Featured Exercise: Banded Pull-Throughs
There’s a very special place in my heart for exercises that offer multiple benefits in a single package. The banded pull-through is one of them.
This is an exercise that has a lot of potential for improving not just how you look, but also how you move.
In its purest form, it is a loaded hip hinge which allows you to stress the hamstrings and glutes both eccentrically and concentrically to build muscle, strength and improve movement patterns.
One of the things I see lifters struggling with the most is the hip hinge. That’s unfortunate, since it is also one of the most beneficial movements that, when performed correctly, can translate into greater athleticism, strength, muscle gains, injury-prevention, to name a few.
Enter the pull-through.
Because of the direction of the pull, this exercise can be used to reinforce and correct improper hinge patterns, while also serving as a great stimulus for the posterior chain musculature.
This movement can also be done on a cable machine, but if you only have access to strength bands, that’ll do.
- Loop a band around a rig or power rack. Place one hand through the band, and hold the band in place by interlocking both hands, or holding hands with yourself.
- Take a few steps forward, enough to create tension on the band. At your starting position, you should feel that the band wants to pull you back.

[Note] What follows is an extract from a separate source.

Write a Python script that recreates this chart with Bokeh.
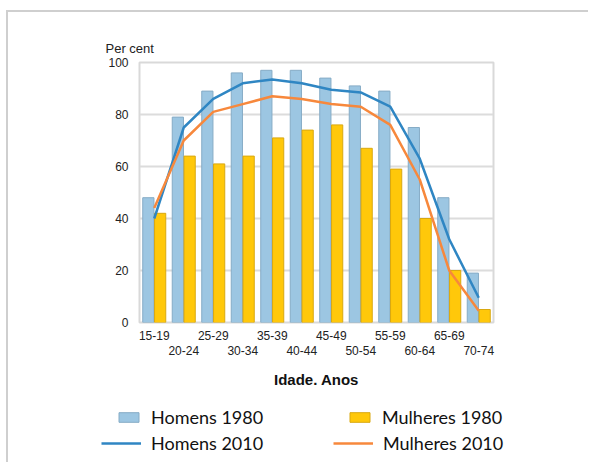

- Brace your midsection. Initiate the movement by hinging at the hips: let your hips drift back as far as they’ll go, maintaining a neutral spine throughout. Once you’ve reached maximal hip flexion (the point at which your hips can no longer go back), drive your hips forward by pushing through your feet. Squeeze your glutes at the top, but stand tall and neutral (do not hyperextend through the lower back).
- Repeat for the desired number of reps, anywhere from 8 to 20 per set.